Моя "Церера" втянулась в Садовую улицу и, повинуясь командам системы "Центр", сбавила скорость. Машины здесь двигались медленным сплошным потоком, облака пара от работающих двигателей не успевали рассеиваться и заполняли узкую Садовую как туман.

Мне надо было хоть немного подготовиться к визиту. Я наклонился и приказал:

– Антон!
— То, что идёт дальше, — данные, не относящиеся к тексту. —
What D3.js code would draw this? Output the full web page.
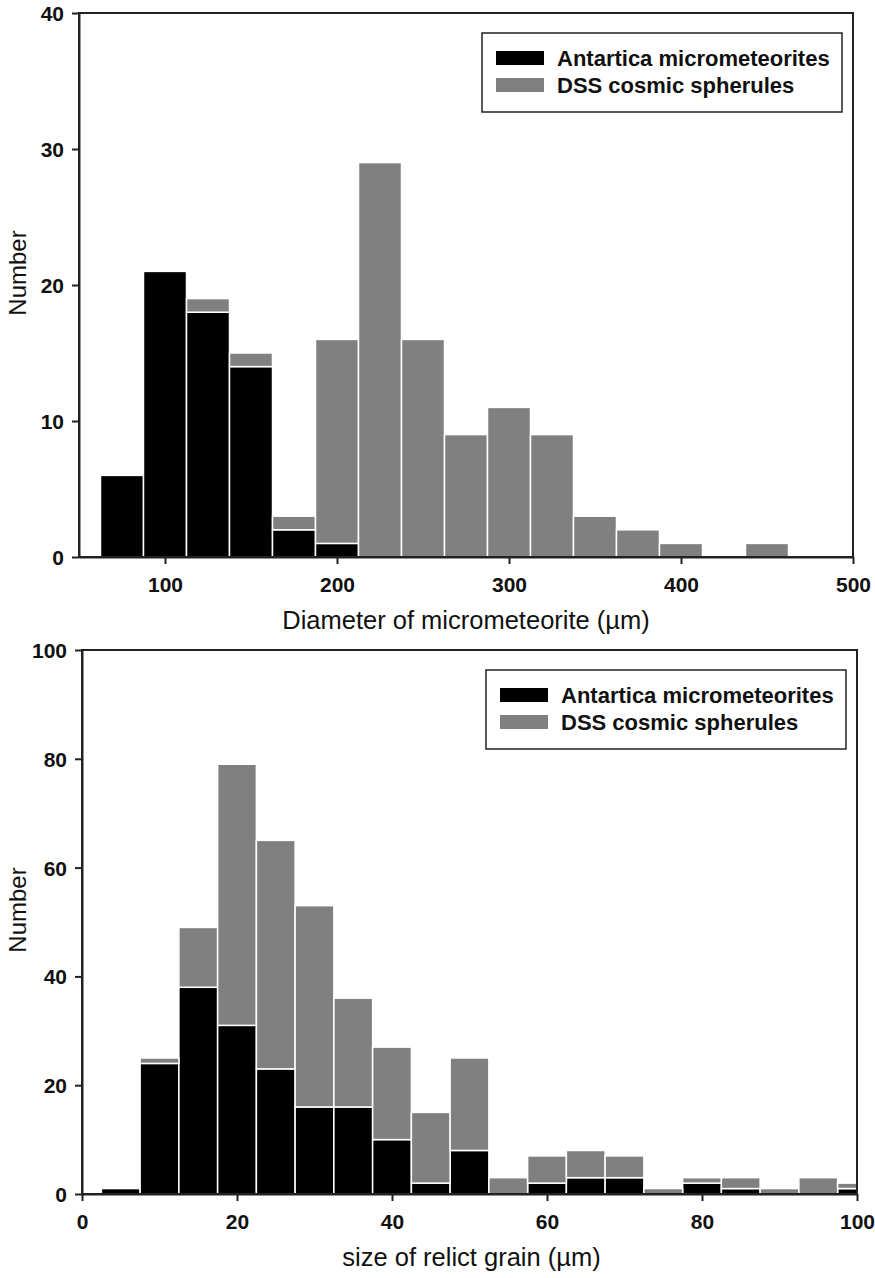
<!DOCTYPE html>
<html>
<head>
<meta charset="utf-8">
<script src="https://cdn.jsdelivr.net/npm/d3@7"></script>
<style>
  body { margin: 0; background: #fff; }
  svg { display: block; font-family: Arial, "Liberation Sans", sans-serif; }
  .tick text { font-weight: bold; font-size: 21px; fill: #111; }
  .tick line { stroke: #222; stroke-width: 2; }
</style>
</head>
<body>
<svg width="875" height="1278"></svg>
<script>
// top histogram: diameter (bin centres, width 25 µm)
var diamBins = [75, 100, 125, 150, 175, 200, 225, 250, 275, 300, 325, 350, 375, 400, 425, 450];
var diamAntarctica = [6, 21, 18, 14, 2, 1, 0, 0, 0, 0, 0, 0, 0, 0, 0, 0];
var diamDSS = [0, 0, 1, 1, 1, 15, 29, 16, 9, 11, 9, 3, 2, 1, 0, 1];
var diamXTicks = [100, 200, 300, 400, 500];
var diamYTicks = [0, 10, 20, 30, 40];

// bottom histogram: relict grain size (bin centres, width 5 µm)
var grainBins = [5, 10, 15, 20, 25, 30, 35, 40, 45, 50, 55, 60, 65, 70, 75, 80, 85, 90, 95, 100];
var grainAntarctica = [1, 24, 38, 31, 23, 16, 16, 10, 2, 8, 0, 2, 3, 3, 0, 2, 1, 0, 0, 1];
var grainDSS = [0, 1, 11, 48, 42, 37, 20, 17, 13, 17, 3, 5, 5, 4, 1, 1, 2, 1, 3, 1];
var grainXTicks = [0, 20, 40, 60, 80, 100];
var grainYTicks = [0, 20, 40, 60, 80, 100];

var seriesNames = ["Antartica micrometeorites", "DSS cosmic spherules"];
var colors = ["#000000", "#808080"];

var svg = d3.select("svg");

function drawHist(cfg) {
  var g = svg.append("g");
  var x = d3.scaleLinear().domain(cfg.xDomain).range([cfg.left, cfg.right]);
  var y = d3.scaleLinear().domain(cfg.yDomain).range([cfg.bottom, cfg.top]);

  var rows = cfg.bins.map(function(b, i) {
    return { bin: b, a: cfg.black[i], d: cfg.gray[i] };
  });
  var stack = d3.stack().keys(["a", "d"])(rows);

  var bars = g.append("g");
  stack.forEach(function(layer, li) {
    bars.selectAll(null)
      .data(layer.filter(function(d) { return d[1] > d[0]; }))
      .enter()
      .append("rect")
        .attr("x", function(d) { return x(Math.max(cfg.xDomain[0], d.data.bin - cfg.binW / 2)); })
        .attr("width", function(d) {
          var x0 = Math.max(cfg.xDomain[0], d.data.bin - cfg.binW / 2);
          var x1 = Math.min(cfg.xDomain[1], d.data.bin + cfg.binW / 2);
          return x(x1) - x(x0);
        })
        .attr("y", function(d) { return y(d[1]); })
        .attr("height", function(d) { return y(d[0]) - y(d[1]); })
        .attr("fill", colors[li])
        .attr("stroke", "#fff")
        .attr("stroke-width", 1.5);
  });

  // frame
  g.append("rect")
    .attr("x", cfg.left).attr("y", cfg.top)
    .attr("width", cfg.right - cfg.left).attr("height", cfg.bottom - cfg.top)
    .attr("fill", "none").attr("stroke", "#222").attr("stroke-width", 2);

  var xAxis = g.append("g")
    .attr("transform", "translate(0," + cfg.bottom + ")")
    .call(d3.axisBottom(x).tickValues(cfg.xTicks).tickSize(7).tickSizeOuter(0).tickPadding(13));
  xAxis.select(".domain").attr("stroke", "#222").attr("stroke-width", 2);

  var yAxis = g.append("g")
    .attr("transform", "translate(" + cfg.left + ",0)")
    .call(d3.axisLeft(y).tickValues(cfg.yTicks).tickSize(7).tickSizeOuter(0).tickPadding(8));
  yAxis.select(".domain").attr("stroke", "#222").attr("stroke-width", 2);
  yAxis.selectAll(".tick text").attr("dy", "0.36em");

  g.append("text")
    .attr("x", (cfg.left + cfg.right) / 2 + cfg.titleShift)
    .attr("y", cfg.bottom + 72)
    .attr("text-anchor", "middle")
    .style("font-size", "25.5px")
    .style("fill", "#111")
    .text(cfg.xTitle);

  g.append("text")
    .attr("transform", "translate(26," + ((cfg.top + cfg.bottom) / 2 - 12) + ") rotate(-90)")
    .attr("text-anchor", "middle")
    .style("font-size", "24px")
    .style("fill", "#111")
    .text("Number");

  // legend
  var lg = g.append("g").attr("transform", "translate(" + (cfg.right - 371) + "," + (cfg.top + 20) + ")");
  lg.append("rect")
    .attr("width", 360).attr("height", 79)
    .attr("fill", "#fff").attr("stroke", "#222").attr("stroke-width", 1.5);
  seriesNames.forEach(function(name, i) {
    lg.append("rect")
      .attr("x", 14).attr("y", 18 + i * 27)
      .attr("width", 48).attr("height", 14)
      .attr("fill", colors[i]);
    lg.append("text")
      .attr("x", 75).attr("y", 33 + i * 27)
      .style("font-size", "22px").style("font-weight", "bold").style("fill", "#111")
      .text(name);
  });
}

drawHist({
  left: 79, right: 853, top: 13, bottom: 557,
  xDomain: [50, 500], yDomain: [0, 40], binW: 25,
  bins: diamBins, black: diamAntarctica, gray: diamDSS,
  xTicks: diamXTicks, yTicks: diamYTicks,
  xTitle: "Diameter of micrometeorite (\u00b5m)", titleShift: 0
});

drawHist({
  left: 82, right: 857, top: 650, bottom: 1194,
  xDomain: [0, 100], yDomain: [0, 100], binW: 5,
  bins: grainBins, black: grainAntarctica, gray: grainDSS,
  xTicks: grainXTicks, yTicks: grainYTicks,
  xTitle: "size of relict grain (\u00b5m)", titleShift: 2
});
</script>
</body>
</html>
Сведения о фирме "ДИГО"!

На экране автонавигатора погасла карта Петрограда, по которой полз огонек, обозначавший наше передвижение, и мой слегка искаженный голос отозвался точно эхом:

– Подробные или экстракт?

Добросовестный Антон, подключившись к Интернету, засомневался, какой вариант выкачивать.

– Найди какой-нибудь краткий обзор, - сказал я. - Подробности - только об их отделе по связям с общественностью.

На экране замелькал рекламный ролик "ДИГО", выбранный Антоном, но я пока не спешил приступать к нему. "Церера" пересекла, наконец, сплошь запруженный машинами Невский и немного прибавила скорость. На Сенной площади мы свернули на Московский проспект. Когда переезжали Фонтанку, я оглянулся направо…

Плохо жить всю жизнь в одном городе: тебя повсюду, как мины, подстерегают знакомые места и воспоминания. В той стороне, на Вознесенском, недалеко от Фонтанки, в старенькой дешевой квартире я, тридцатилетний, после свадьбы поселился со своей первой женой. Здесь началось и закончилось мое недолгое семейное счастье. По этой самой набережной я гулял с Андрюшкой, своим единственным сыном.

Когда ему было годика два с половиной, мы специально приходили на Фонтанку кормить голубей. Я разбрасывал принесенные из дома хлебные крошки, давал ему, он тоже бросал их своими ручонками, подзывая: "Гули, гули!" Голуби слетались к нам, копошились на асфальте. Андрюшка следил за ними, потом на его мордашке разливалось неописуемое лукавство, и он вдруг начинал бить в ладоши и топать ножками. Голуби, шумно хлопая крыльями, взлетали. Андрюшке это нравилось больше всего, он смеялся. А я наклонялся к нему, брал его за плечи и, осторожно раскачивая, напевал: "Андрей-воробей, не гоняй голубей!".